New Zealand’s currency has advanced 5.8 percent in the past three months, the best performer of 10 developed-nation currencies tracked by Bloomberg Correlation-Weighted Indexes. The U.S. dollar and the euro dropped 1.3 percent, while the yen gained 2 percent.
Treasury five-year note yields rose two basis points, or 0.02 percentage point, to 1.72 percent as of 5 p.m. in New York. The price of the 1.625 percent note due in March 2019 fell 3/32, or 94 cents per $1,000 face value, to 99 1/2. Thirty-year bond yields fell two basis points to 3.53 percent and touched 3.49 percent, the lowest since July 3rd. The benchmark 10-year note yield declined one basis point to 2.68 percent and touched 2.66 percent, the lowest since March 17th. The average over the past decade is 3.46 percent. Seven-year note yields added one basis point to 2.25 percent.

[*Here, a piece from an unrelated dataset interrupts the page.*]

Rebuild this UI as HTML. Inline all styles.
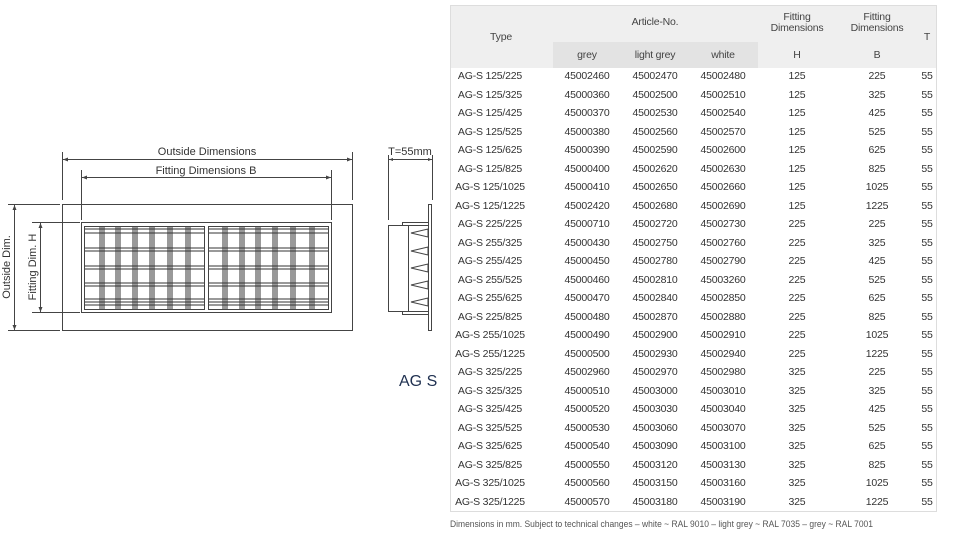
<!DOCTYPE html>
<html><head><meta charset="utf-8"><style>
body{margin:0;width:975px;height:538px;background:#fff;position:relative;overflow:hidden;font-family:"Liberation Sans",sans-serif}
.c{position:absolute;width:80px;text-align:center;font-size:10.5px;color:#333;line-height:12px;letter-spacing:-0.2px}
.h{color:#444}
</style></head><body>
<svg width="975" height="538" style="position:absolute;left:0;top:0" font-family="Liberation Sans, sans-serif">
<g stroke="#444" fill="none" stroke-width="1">
<rect x="62.5" y="204.5" width="290" height="126"/>
<rect x="81.5" y="222.5" width="250" height="90"/>
<rect x="84.5" y="226.5" width="120" height="83"/>
<rect x="208.5" y="226.5" width="120" height="83"/>
<line x1="62.5" y1="152" x2="62.5" y2="200"/><line x1="352.5" y1="152" x2="352.5" y2="200"/>
<line x1="63" y1="159.5" x2="352" y2="159.5"/>
<line x1="81.5" y1="170" x2="81.5" y2="220"/><line x1="331.5" y1="170" x2="331.5" y2="220"/>
<line x1="82" y1="177.5" x2="331" y2="177.5"/>
<line x1="8" y1="204.5" x2="60" y2="204.5"/><line x1="8" y1="330.5" x2="60" y2="330.5"/>
<line x1="14.5" y1="205" x2="14.5" y2="330"/>
<line x1="32" y1="222.5" x2="80" y2="222.5"/><line x1="32" y1="312.5" x2="80" y2="312.5"/>
<line x1="40.5" y1="223" x2="40.5" y2="312"/>
<line x1="388.5" y1="155" x2="388.5" y2="220"/><line x1="432.5" y1="155" x2="432.5" y2="200"/>
<line x1="389" y1="159.5" x2="432" y2="159.5"/>
<rect x="428.5" y="204.5" width="3" height="126"/>
<rect x="388.5" y="225.5" width="20" height="86"/>
<polyline points="402.5,225 402.5,222.5 428,222.5"/>
<polyline points="402.5,312 402.5,314.5 428,314.5"/>
<line x1="408" y1="225.5" x2="428" y2="225.5"/><line x1="408" y1="311.5" x2="428" y2="311.5"/>
<polygon points="411,233 428,229 428,237"/>
<polygon points="411,251 428,247 428,255"/>
<polygon points="411,268 428,264 428,272"/>
<polygon points="411,285 428,281 428,289"/>
<polygon points="411,302 428,298 428,306"/>
</g>
<g fill="#444">
<polygon points="63,159.5 68,157.5 68,161.5"/><polygon points="352,159.5 347,157.5 347,161.5"/>
<polygon points="82,177.5 87,175.5 87,179.5"/><polygon points="331,177.5 326,175.5 326,179.5"/>
<polygon points="14.5,205 12.5,210 16.5,210"/><polygon points="14.5,330 12.5,325 16.5,325"/>
<polygon points="40.5,223 38.5,228 42.5,228"/><polygon points="40.5,312 38.5,307 42.5,307"/>
<polygon points="389,159.5 393,158 393,161"/><polygon points="432,159.5 428,158 428,161"/>
</g>
<g stroke="#333" stroke-width="1" fill="none">
<path d="M85 229H204M85 233H204M85 248H204M85 251H204M85 266H204M85 269H204M85 283H204M85 286H204M85 299H204M85 302H204M85 305H204"/>
<path d="M209 229H328M209 233H328M209 248H328M209 251H328M209 266H328M209 269H328M209 283H328M209 286H328M209 299H328M209 302H328M209 305H328"/>
<path d="M100 227V309M102 227V309M104 227V309M116 227V309M118 227V309M120 227V309M133 227V309M135 227V309M137 227V309M150 227V309M152 227V309M154 227V309M168 227V309M170 227V309M172 227V309M186 227V309M188 227V309M190 227V309"/>
<path d="M223 227V309M225 227V309M227 227V309M240 227V309M242 227V309M244 227V309M256 227V309M258 227V309M260 227V309M273 227V309M275 227V309M277 227V309M291 227V309M293 227V309M295 227V309M310 227V309M312 227V309M314 227V309"/>
</g>
<g fill="#333" font-size="11">
<text x="207" y="155" text-anchor="middle">Outside Dimensions</text>
<text x="206" y="174" text-anchor="middle">Fitting Dimensions B</text>
<text x="410" y="155" text-anchor="middle">T=55mm</text>
<text transform="translate(10,267) rotate(-90)" text-anchor="middle">Outside Dim.</text>
<text transform="translate(36,267) rotate(-90)" text-anchor="middle">Fitting Dim. H</text>
</g>
<text x="399" y="386" font-size="16" fill="#1f3050">AG S</text>
<rect x="450.5" y="5.5" width="486" height="506" fill="none" stroke="#ddd"/>
<rect x="451" y="6" width="485" height="62" fill="#efefef"/>
<rect x="553" y="42" width="205" height="26" fill="#e3e3e3"/>
<text x="450" y="527" font-size="9.5" fill="#555" textLength="423" lengthAdjust="spacingAndGlyphs">Dimensions in mm. Subject to technical changes – white ~ RAL 9010 – light grey ~ RAL 7035 – grey ~ RAL 7001</text>
</svg>
<div class="c h" style="left:461px;top:31px">Type</div>
<div class="c h" style="left:615px;top:16px">Article-No.</div>
<div class="c h" style="left:547px;top:49px">grey</div>
<div class="c h" style="left:615px;top:49px">light grey</div>
<div class="c h" style="left:683px;top:49px">white</div>
<div class="c h" style="left:757px;top:12px;line-height:11px">Fitting<br>Dimensions</div>
<div class="c h" style="left:837px;top:12px;line-height:11px">Fitting<br>Dimensions</div>
<div class="c h" style="left:757px;top:49px">H</div>
<div class="c h" style="left:837px;top:49px">B</div>
<div class="c h" style="left:887px;top:31px">T</div>
<div style="position:absolute;left:0;top:0">
<div class="c" style="left:450px;top:70px">AG-S 125/225</div><div class="c" style="left:547px;top:70px">45002460</div><div class="c" style="left:615px;top:70px">45002470</div><div class="c" style="left:683px;top:70px">45002480</div><div class="c" style="left:757px;top:70px">125</div><div class="c" style="left:837px;top:70px">225</div><div class="c" style="left:887px;top:70px">55</div>
<div class="c" style="left:450px;top:89px">AG-S 125/325</div><div class="c" style="left:547px;top:89px">45000360</div><div class="c" style="left:615px;top:89px">45002500</div><div class="c" style="left:683px;top:89px">45002510</div><div class="c" style="left:757px;top:89px">125</div><div class="c" style="left:837px;top:89px">325</div><div class="c" style="left:887px;top:89px">55</div>
<div class="c" style="left:450px;top:107px">AG-S 125/425</div><div class="c" style="left:547px;top:107px">45000370</div><div class="c" style="left:615px;top:107px">45002530</div><div class="c" style="left:683px;top:107px">45002540</div><div class="c" style="left:757px;top:107px">125</div><div class="c" style="left:837px;top:107px">425</div><div class="c" style="left:887px;top:107px">55</div>
<div class="c" style="left:450px;top:126px">AG-S 125/525</div><div class="c" style="left:547px;top:126px">45000380</div><div class="c" style="left:615px;top:126px">45002560</div><div class="c" style="left:683px;top:126px">45002570</div><div class="c" style="left:757px;top:126px">125</div><div class="c" style="left:837px;top:126px">525</div><div class="c" style="left:887px;top:126px">55</div>
<div class="c" style="left:450px;top:144px">AG-S 125/625</div><div class="c" style="left:547px;top:144px">45000390</div><div class="c" style="left:615px;top:144px">45002590</div><div class="c" style="left:683px;top:144px">45002600</div><div class="c" style="left:757px;top:144px">125</div><div class="c" style="left:837px;top:144px">625</div><div class="c" style="left:887px;top:144px">55</div>
<div class="c" style="left:450px;top:163px">AG-S 125/825</div><div class="c" style="left:547px;top:163px">45000400</div><div class="c" style="left:615px;top:163px">45002620</div><div class="c" style="left:683px;top:163px">45002630</div><div class="c" style="left:757px;top:163px">125</div><div class="c" style="left:837px;top:163px">825</div><div class="c" style="left:887px;top:163px">55</div>
<div class="c" style="left:450px;top:181px">AG-S 125/1025</div><div class="c" style="left:547px;top:181px">45000410</div><div class="c" style="left:615px;top:181px">45002650</div><div class="c" style="left:683px;top:181px">45002660</div><div class="c" style="left:757px;top:181px">125</div><div class="c" style="left:837px;top:181px">1025</div><div class="c" style="left:887px;top:181px">55</div>
<div class="c" style="left:450px;top:200px">AG-S 125/1225</div><div class="c" style="left:547px;top:200px">45002420</div><div class="c" style="left:615px;top:200px">45002680</div><div class="c" style="left:683px;top:200px">45002690</div><div class="c" style="left:757px;top:200px">125</div><div class="c" style="left:837px;top:200px">1225</div><div class="c" style="left:887px;top:200px">55</div>
<div class="c" style="left:450px;top:218px">AG-S 225/225</div><div class="c" style="left:547px;top:218px">45000710</div><div class="c" style="left:615px;top:218px">45002720</div><div class="c" style="left:683px;top:218px">45002730</div><div class="c" style="left:757px;top:218px">225</div><div class="c" style="left:837px;top:218px">225</div><div class="c" style="left:887px;top:218px">55</div>
<div class="c" style="left:450px;top:237px">AG-S 255/325</div><div class="c" style="left:547px;top:237px">45000430</div><div class="c" style="left:615px;top:237px">45002750</div><div class="c" style="left:683px;top:237px">45002760</div><div class="c" style="left:757px;top:237px">225</div><div class="c" style="left:837px;top:237px">325</div><div class="c" style="left:887px;top:237px">55</div>
<div class="c" style="left:450px;top:255px">AG-S 255/425</div><div class="c" style="left:547px;top:255px">45000450</div><div class="c" style="left:615px;top:255px">45002780</div><div class="c" style="left:683px;top:255px">45002790</div><div class="c" style="left:757px;top:255px">225</div><div class="c" style="left:837px;top:255px">425</div><div class="c" style="left:887px;top:255px">55</div>
<div class="c" style="left:450px;top:274px">AG-S 255/525</div><div class="c" style="left:547px;top:274px">45000460</div><div class="c" style="left:615px;top:274px">45002810</div><div class="c" style="left:683px;top:274px">45003260</div><div class="c" style="left:757px;top:274px">225</div><div class="c" style="left:837px;top:274px">525</div><div class="c" style="left:887px;top:274px">55</div>
<div class="c" style="left:450px;top:292px">AG-S 255/625</div><div class="c" style="left:547px;top:292px">45000470</div><div class="c" style="left:615px;top:292px">45002840</div><div class="c" style="left:683px;top:292px">45002850</div><div class="c" style="left:757px;top:292px">225</div><div class="c" style="left:837px;top:292px">625</div><div class="c" style="left:887px;top:292px">55</div>
<div class="c" style="left:450px;top:311px">AG-S 225/825</div><div class="c" style="left:547px;top:311px">45000480</div><div class="c" style="left:615px;top:311px">45002870</div><div class="c" style="left:683px;top:311px">45002880</div><div class="c" style="left:757px;top:311px">225</div><div class="c" style="left:837px;top:311px">825</div><div class="c" style="left:887px;top:311px">55</div>
<div class="c" style="left:450px;top:329px">AG-S 255/1025</div><div class="c" style="left:547px;top:329px">45000490</div><div class="c" style="left:615px;top:329px">45002900</div><div class="c" style="left:683px;top:329px">45002910</div><div class="c" style="left:757px;top:329px">225</div><div class="c" style="left:837px;top:329px">1025</div><div class="c" style="left:887px;top:329px">55</div>
<div class="c" style="left:450px;top:348px">AG-S 255/1225</div><div class="c" style="left:547px;top:348px">45000500</div><div class="c" style="left:615px;top:348px">45002930</div><div class="c" style="left:683px;top:348px">45002940</div><div class="c" style="left:757px;top:348px">225</div><div class="c" style="left:837px;top:348px">1225</div><div class="c" style="left:887px;top:348px">55</div>
<div class="c" style="left:450px;top:366px">AG-S 325/225</div><div class="c" style="left:547px;top:366px">45002960</div><div class="c" style="left:615px;top:366px">45002970</div><div class="c" style="left:683px;top:366px">45002980</div><div class="c" style="left:757px;top:366px">325</div><div class="c" style="left:837px;top:366px">225</div><div class="c" style="left:887px;top:366px">55</div>
<div class="c" style="left:450px;top:385px">AG-S 325/325</div><div class="c" style="left:547px;top:385px">45000510</div><div class="c" style="left:615px;top:385px">45003000</div><div class="c" style="left:683px;top:385px">45003010</div><div class="c" style="left:757px;top:385px">325</div><div class="c" style="left:837px;top:385px">325</div><div class="c" style="left:887px;top:385px">55</div>
<div class="c" style="left:450px;top:403px">AG-S 325/425</div><div class="c" style="left:547px;top:403px">45000520</div><div class="c" style="left:615px;top:403px">45003030</div><div class="c" style="left:683px;top:403px">45003040</div><div class="c" style="left:757px;top:403px">325</div><div class="c" style="left:837px;top:403px">425</div><div class="c" style="left:887px;top:403px">55</div>
<div class="c" style="left:450px;top:422px">AG-S 325/525</div><div class="c" style="left:547px;top:422px">45000530</div><div class="c" style="left:615px;top:422px">45003060</div><div class="c" style="left:683px;top:422px">45003070</div><div class="c" style="left:757px;top:422px">325</div><div class="c" style="left:837px;top:422px">525</div><div class="c" style="left:887px;top:422px">55</div>
<div class="c" style="left:450px;top:440px">AG-S 325/625</div><div class="c" style="left:547px;top:440px">45000540</div><div class="c" style="left:615px;top:440px">45003090</div><div class="c" style="left:683px;top:440px">45003100</div><div class="c" style="left:757px;top:440px">325</div><div class="c" style="left:837px;top:440px">625</div><div class="c" style="left:887px;top:440px">55</div>
<div class="c" style="left:450px;top:459px">AG-S 325/825</div><div class="c" style="left:547px;top:459px">45000550</div><div class="c" style="left:615px;top:459px">45003120</div><div class="c" style="left:683px;top:459px">45003130</div><div class="c" style="left:757px;top:459px">325</div><div class="c" style="left:837px;top:459px">825</div><div class="c" style="left:887px;top:459px">55</div>
<div class="c" style="left:450px;top:477px">AG-S 325/1025</div><div class="c" style="left:547px;top:477px">45000560</div><div class="c" style="left:615px;top:477px">45003150</div><div class="c" style="left:683px;top:477px">45003160</div><div class="c" style="left:757px;top:477px">325</div><div class="c" style="left:837px;top:477px">1025</div><div class="c" style="left:887px;top:477px">55</div>
<div class="c" style="left:450px;top:496px">AG-S 325/1225</div><div class="c" style="left:547px;top:496px">45000570</div><div class="c" style="left:615px;top:496px">45003180</div><div class="c" style="left:683px;top:496px">45003190</div><div class="c" style="left:757px;top:496px">325</div><div class="c" style="left:837px;top:496px">1225</div><div class="c" style="left:887px;top:496px">55</div>
</div>
</body></html>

The gap in yields between U.S. five- and 30-year Treasuries narrowed to the least in four years as traders speculated economic growth may be robust enough for the Federal Reserve to raise interest rates next year. The securities sold Thursday priced at a yield of 2.258 percent, compared with the pre-auction forecast of 2.261 percent from the Fed’s 22 primary dealers required to bid at U.S. government-bond offerings. The bid-to-cover ratio, which gauges demand by comparing the amount bid with the amount offered, was 2.59, compared with the average for the past 10 auctions at 2.56.
Fundamental policy decisions and high impact news events for March 28th
Friday German CPI is anticipated to come in at 0.4% with import prices at 0.3%. The UK current account is expected to print at -$13.5 bn. Final GDP is expected to come in at 0.7% for the quarter. Index of services for the quarter in the UK is predicted to come in at 0.6%.
Personal spending details are published in the USA, expected in at 0.3% month on month up with personal income up 0.4% month on month. The revised university of Michigan consumer sentiment index is published expected to come in at 80.6.